On some schematics, the transistor symbol will be enclosed in a circle:
The circle doesn't change anything; it's just an alternative way of drawing the symbol.

Physical packaging

Transistors come in many shapes and sizes. There seem to be about 20 industry-standard package types for through-hole transistors (the kind with leads that you insert through holes in a circuit board). There are probably quite a few more non-standard proprietary packages as well.
The Pinscape boards only use one package type, known as TO-92, which looks like a little black half-cylinder about 5mm on a side, with three leads sticking out the bottom.


The TO-92 case is an industry-standard shape and size, but oddly, they didn't standardize the order of the leads while they were at it. If you want to figure out which lead is the base, which is the collector, and which is the emitter, you have to look at the data sheet for the part you're using. For example, if you look at the data sheet for the 2N4401 transistor, it'll include a little diagram like this:
In the diagram, E = emitter, B = base, C = collector.
Other transistors in the exact same TO-92 package might have the leads in a completely different order.
Even though they didn't standardize the lead order for the TO-92 package itself, they do always use the same lead order for a given transistor. Every 2N4401 in a TO-92 case will use the same lead order shown above.
Printed circuit boards take advantage of that fixed lead order for each specific transistor type to give you a handy orientation key for each transistor, printed right on the circuit board. If you look at the outline for any transistor in a TO-92 case, you'll see that the outline (as usual) matches the shape of the transistor when you view it from straight overhead. The outline has that same half-circle shape with one side flattened. That flat side is the orientation key. Just line up the flat side on the transistor with the flat side on the printed outline.

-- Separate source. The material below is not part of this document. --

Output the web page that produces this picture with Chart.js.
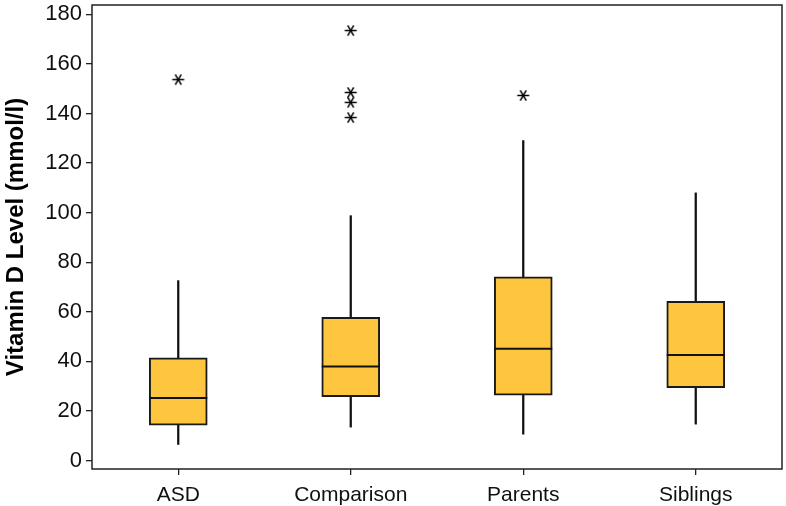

Installing in a circuit board

Orient the transistor to match outline printed on the circuit board as shown above. Fit the three leads through the corresponding three holes in the circuit board. Feed the leads through the board until the part is seated as close to the board as you can comfortably get it without forcing it.
Hold the part in place, flip the board over, and solder the three leads to the solder pads. When the solder cools, snip the excess length from the leads.

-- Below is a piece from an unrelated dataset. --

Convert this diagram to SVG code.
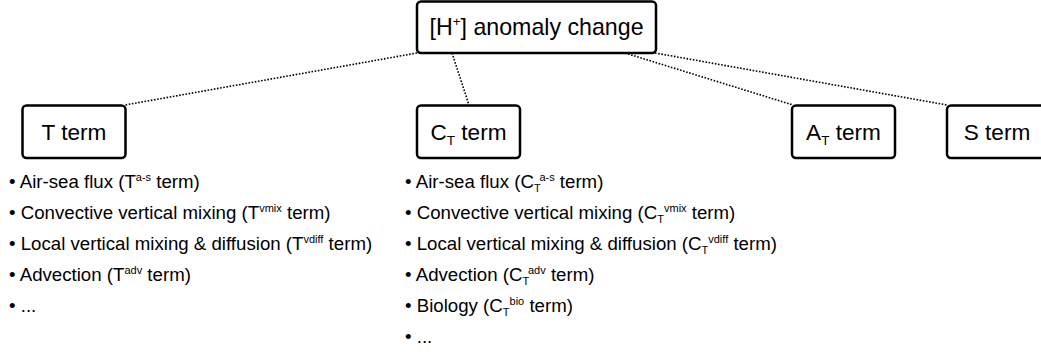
<svg xmlns="http://www.w3.org/2000/svg" width="1041" height="352" viewBox="0 0 1041 352">
<style>
.box{fill:#fff;stroke:#000;stroke-width:2.5}
.lbl{font-family:"Liberation Sans",Arial,sans-serif;font-size:22.6px;fill:#000;text-anchor:middle}
.ttl{font-family:"Liberation Sans",Arial,sans-serif;font-size:23.2px;fill:#000;text-anchor:middle}
.li{font-family:"Liberation Sans",Arial,sans-serif;font-size:18.67px;fill:#000}
.conn line{stroke:#000;stroke-width:1.6;stroke-dasharray:1.6 1.6;fill:none}
</style>
<rect width="1041" height="352" fill="#fff"/>
<g id="connectors" class="conn">
<line x1="417" y1="53" x2="125" y2="105"/>
<line x1="452" y1="53" x2="469" y2="105"/>
<line x1="625" y1="53" x2="793" y2="105"/>
<line x1="655" y1="53" x2="947" y2="105"/>
</g>
<g id="node-h">
<rect class="box" x="417" y="1.5" width="239" height="51.5" rx="4"/>
<text class="ttl" x="536.5" y="35">[H<tspan font-size="13.5px" dy="-9">+</tspan><tspan dy="9">] anomaly change</tspan></text>
</g>
<g id="node-t">
<rect class="box" x="22.5" y="105.5" width="103" height="52.5" rx="4"/>
<text class="lbl" x="74" y="139.5">T term</text>
</g>
<g id="node-ct">
<rect class="box" x="417" y="105.5" width="103" height="52.5" rx="4"/>
<text class="lbl" x="468.5" y="139.5">C<tspan font-size="13.5px" dy="5">T</tspan><tspan dy="-5"> term</tspan></text>
</g>
<g id="node-at">
<rect class="box" x="792" y="105.5" width="103" height="52.5" rx="4"/>
<text class="lbl" x="843.5" y="139.5">A<tspan font-size="13.5px" dy="5">T</tspan><tspan dy="-5"> term</tspan></text>
</g>
<g id="node-s">
<rect class="box" x="947" y="105.5" width="101" height="52.5" rx="4"/>
<text class="lbl" x="997" y="139.5">S term</text>
</g>
<g id="list-t" class="li">
<text class="li" x="9" y="188">• Air-sea flux (T<tspan font-size="11px" dy="-7">a-s</tspan><tspan dy="7"> term)</tspan></text>
<text class="li" x="9" y="219">• Convective vertical mixing (T<tspan font-size="11px" dy="-7">vmix</tspan><tspan dy="7"> term)</tspan></text>
<text class="li" x="9" y="250">• Local vertical mixing &amp; diffusion (T<tspan font-size="11px" dy="-7">vdiff</tspan><tspan dy="7"> term)</tspan></text>
<text class="li" x="9" y="281">• Advection (T<tspan font-size="11px" dy="-7">adv</tspan><tspan dy="7"> term)</tspan></text>
<text class="li" x="9" y="312">• ...</text>
</g>
<g id="list-ct" class="li">
<text class="li" x="405" y="188">• Air-sea flux (C<tspan font-size="11px" dy="4">T</tspan><tspan font-size="11px" dy="-11">a-s</tspan><tspan dy="7"> term)</tspan></text>
<text class="li" x="405" y="219">• Convective vertical mixing (C<tspan font-size="11px" dy="4">T</tspan><tspan font-size="11px" dy="-11">vmix</tspan><tspan dy="7"> term)</tspan></text>
<text class="li" x="405" y="250">• Local vertical mixing &amp; diffusion (C<tspan font-size="11px" dy="4">T</tspan><tspan font-size="11px" dy="-11">vdiff</tspan><tspan dy="7"> term)</tspan></text>
<text class="li" x="405" y="281">• Advection (C<tspan font-size="11px" dy="4">T</tspan><tspan font-size="11px" dy="-11">adv</tspan><tspan dy="7"> term)</tspan></text>
<text class="li" x="405" y="312">• Biology (C<tspan font-size="11px" dy="4">T</tspan><tspan font-size="11px" dy="-11">bio</tspan><tspan dy="7"> term)</tspan></text>
<text class="li" x="405" y="343">• ...</text>
</g>
</svg>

Transistors don't have a simple "unit" that describes them, the way we have Ohms for resistors or Farads for capacitors. Instead, schematics and parts lists will specify a particular transistor to use, by part number.
Transistor part numbers starting with "2N" refer to common, generic transistor types that are made by many manufacturers to the same specs. Many other transistors are identified by a manufacturer's proprietary part number. Manufacturer-specific part numbers don't follow any particular standard format, as they're up to each company to define.
In either case, use the part number listed in the schematic or parts list to search for a matching part at Mouser or another vendor.
It's always best to use the exact part listed, but many transistors have mutually compatible substitutes available. Try a Google search for a term like "2N4401 equivalent" if you can't find the exact original part specified.
All of the NPN and PNP transistors used in the Pinscape boards are used for their switching function. That makes them largely interchangeable with other transistors that are described as "small signal transistors". If you can't find the exact option for a transistor in the Pinscape parts list, you can probably substitute any other "small signal transistor" that meets these requirements:
  • It's the same basic type (NPN or PNP) as the original
  • Its maximum collector current (IC, typically listed in the "Absolute Maximums" section of the data sheet) is at least as high as the value listed for the original part in its data sheet
  • Its maximum emitter-base voltage (VEBO) is 12V or higher
  • Its maximum collector-emitter voltage (VCEO) is 12V or higher
  • It has the same case type (TO-92, TO-220, etc), to ensure that the leads will fit in the same solder pad holes in the circuit board
  • Its leads (emitter, base, collector) are in the same order, so that you can plug it in the same way. (Alternatively, it can be in the reverse order, as long as you remember to rotate it 180° from the way it's depicted on the circuit board when installing it, to match the reversed lead order.)
Note that those rules are specifically for the Pinscape boards. If you're trying to make similar substitutions for other circuit boards, you should those specs for VEBO and VCEO from "12V or higher" to "at least as high as the value listed on the original part list". I was just trying to save you the trouble of looking those up for the Pinscape parts, since in those cases you wouldn't need specs higher than 12V.

Darlington transistors

A Darlington transistor isn't really a different type of transistor; it's just a different kind of physical packaging. But it's worth mentioning because it looks a little different on schematics.
A Darlington is a pair of NPN or PNP transistors, linked together inside a single physical package. To the "outside world", it looks and acts very much like a single NPN or PNP transistor. What makes these devices useful is that the linkage of the two transistors greatly increases the amplification power - the first transistor amplifies the input signal, and the second transistor amplifies that amplified signal, so it's like multiplying the two together. A circuit designer can accomplish the exact same thing by wiring two transistors together the same way, but this is such a common trope in circuit design that it's convenient to have it available as a single part. It's one less discrete part to install when you're building a board.
On a schematic, a Darlington is drawn as a pair of regular transistors:
This schematic symbol is so similar to the symbols for two individual transistors that it's kind of hard to distinguish whether it's a single Darlington or two regular transistors. The tell-tale is that there's only one reference designator and part number shown for the pair. The other way you can tell (although less definitively) is that the two individual transistor symbols are drawn so closely together, with almost no "base" line in the second transistor symbol. If they were were in fact meant to be discrete parts, they'd probably be spaced out a little more.
Physically, a Darlington is just like a regular NPN or PNP. Like the regular kind, it has three leads, labeled Base, Collector, and Emitter. You install it in a circuit board just like the regular kind of transistor.